El naciente estado, con su nueva personalidad jurídica, entrará en competición con estas unidades
familiares hasta absorberlas. En su primera etapa, la esfera pública, donde se ubica el poder,
presenta formas privatizadas competitivas con el resto de gens. Las monarquías barrocas del
Despotismo Ilustrado soportarán esta contradicción, de ahí su inevitable deriva hacia la revolución.
Pese a configurarse como un espacio público, al quedar la persona del estado fusionada a la del
rey, el naciente juego entre las esferas pública y privada termina recreado como conflicto entre dos
esferas privadas separadas: la esfera privada particular, Habermas la definirá como burguesa
(Habermas, 1981), y la esfera privada de la Corte, articulada bajo el orden de la familia real, o sea,
el orden nobiliario.
Con ello, ese espacio público de igualdad, donde los ciudadanos son copartícipes de la
soberanía, es absorbido por ese otro espacio privado y jerarquizado organizado por las leyes de la
“casa”. El problema es que, tras el fracaso de la Revolución en su proyecto democrático, esas
mecánicas gentilicias derivadas del Antiguo Régimen subsistirán instaladas en los nuevos aparatos
orgánicos que se levantarán con la Modernidad contemporánea (Legendre, 2015).

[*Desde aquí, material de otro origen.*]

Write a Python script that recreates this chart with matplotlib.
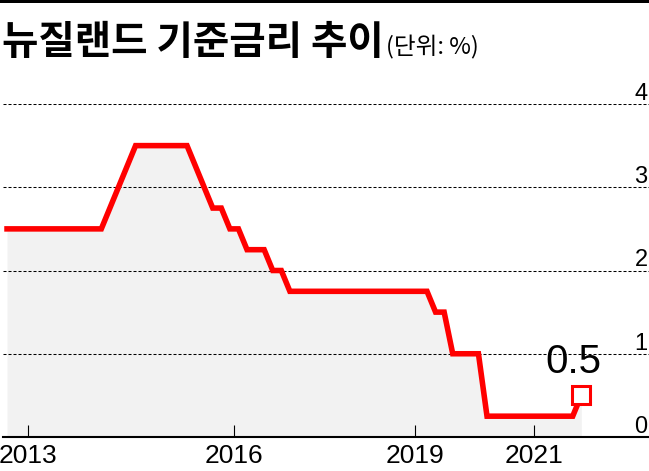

La
Administración pública, con su rígida estructura jerárquica, su sistema de órdenes, no pocas veces
transpuesto desde las viejas formas nobiliarias, y su fortísima autonomía respecto a la sociedad
civil, terminará recreando la imagen de la Corte en el estado contemporáneo. No será el único caso
de privatización del orden político, podemos pensar también en la gran empresa capitalista y su
fortísima incidencia en la vida política, con sus dinastías empresariales y la centralidad de sus
casas, inevitable factor dislocador en el desarrollo del estado.
Lo que queremos decir es que, esa sociedad civil que se va construyendo paralela al estado, no
resulta, sin embargo, homogénea, en su sustancia, con el mismo. No estamos ante un binomio,
como si fueran dos vías paralelas, que se reparten funciones e instituciones. El concepto de
sociedad civil nos remite necesariamente a ese momento republicano del sistema estatal moderno,
en oposición a ese otro concepto de estado-administración, levantado en el momento monárquico.
Este es la contradicción que arrastra el sistema, la idea de estado, tal y como surge fruto de la crisis
que alumbra la Modernidad, nace profundamente preñada de contenidos monárquicos.
De ahí la polisemia que acumula el término de público (Sennett, 2011) y que le aporta tres líneas
semánticas. De entrada, esa tradición que lo vincula con el concepto de política, es decir, lo que
atañe a la ciudad y a su gobierno, en este sentido la palabra público remite a autoridad y con este
significado aún lo usamos en contextos como Poderes públicos. Pero también nos remite a aquello
que pertenece a todos, público, en este sentido, sería lo que no es de nadie y por eso es de todos,
es ahí donde radica su estela republicana y democrática. Pero público va a ser también, y sobre
todo a partir de esta época, el concepto de audiencia, es decir, esas masas de individuos interesados
en lo que alguien dice, los que ocupan el patio frente al escenario en el teatro, los que compran y
leen los periódicos o se paran a escuchar los discursos. Sobre estas líneas se desarrollará la historia
de la sociedad civil. Al otro lado, en la otra esfera, quedará el Estado, reducido a ese aparato
burocrático, y por ello privatizado, al que llamamos Administración Pública.